A metal runner snow sled is a blast in areas that have snow and ice. But straight out of the store, they need to be prepared before they can be properly used.

Many hours I have spent sledding with my brother and my friends as I was growing up. In a place that had snow 9 months out of the year, we had to learn how to enjoy snow sports, or spend most of the time bored to tears. Luckily, sledding is just the ticket that provides enjoyment for young and older alike.

Snow sleds that have metal runners can be tugged through snow easily enough, but they are sold for their looks and because of that, the metal runners are usually painted.

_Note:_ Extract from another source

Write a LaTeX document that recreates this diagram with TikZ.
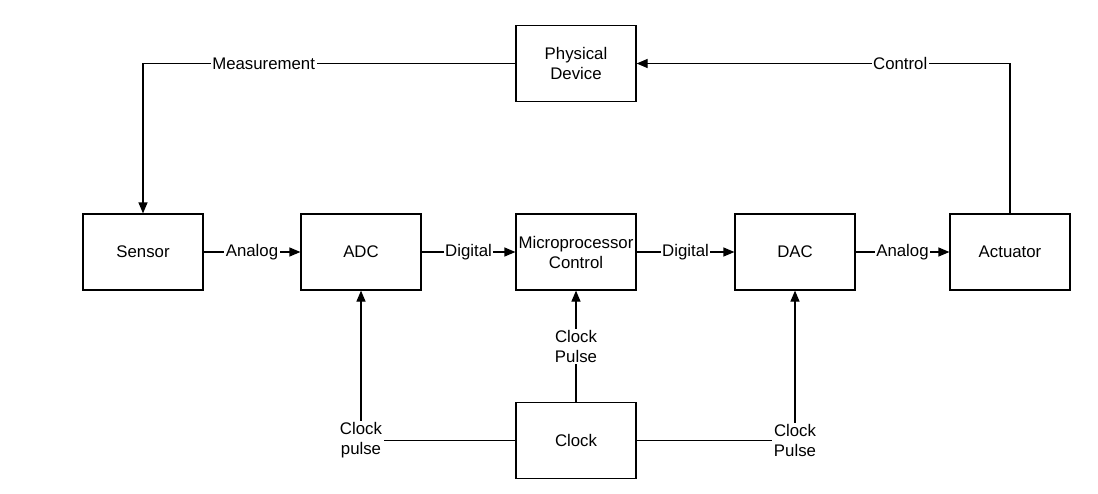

Paint is not the best surface for moving through the snow. Though it takes some effort, they can be converted to a great winter great fun device.

First, turn the sled upside down. Use course sandpaper to remove the paint from the part of the runners that are going to be connecting with the snow and ice. If possible, don't apply a lot of pressure as this can gouge the metal.

Next, sand the runners with medium sandpaper to remove any gouges that may have been created while removing the paint.

When this is done, use fine and ultra-fine sand paper to smooth the metal until it is slick. This takes the most time and effort, because you want the runners to be as smooth as possible. Nicks cause friction, which slows a sled down and makes it harder to pull. or push.

When the runners are very smooth to the touch, go over them with fine steel wool. This makes the surface even slicker and smoother. Finally, use fine ski wax on them, which both protects and makes them even slicker.

It takes about 10 hours of work, but the result is a sled that almost pushes itself through the snow. Okay, it doesn't push itself, but the effort to get it going, or to pull it, are so minimal that you might think that you are pulling nothing at all. Beware, though, because if you go over dry dirt or gravel, the process will need to be repeated to remove the deep gashes that will occur.

Properly done, good snow sleds are amazing fun. They can also be fast. Growing up, we had sleds that were clocked at 70 miles an hour, down a 6% downgrade over a 3-mile curvy road. The fun part is that they don't just stop; they keep going for a long ways. And when you get ready to make the trek back to the top, the sled isn't much of a weight since it slides so easily.

If you want to go sledding and have the maximum amount of fun, it is worthwhile to take the time to prepare the sled. Ten hours spent preparing it results in many hours of additional fun and less effort. Get that sled ready to go!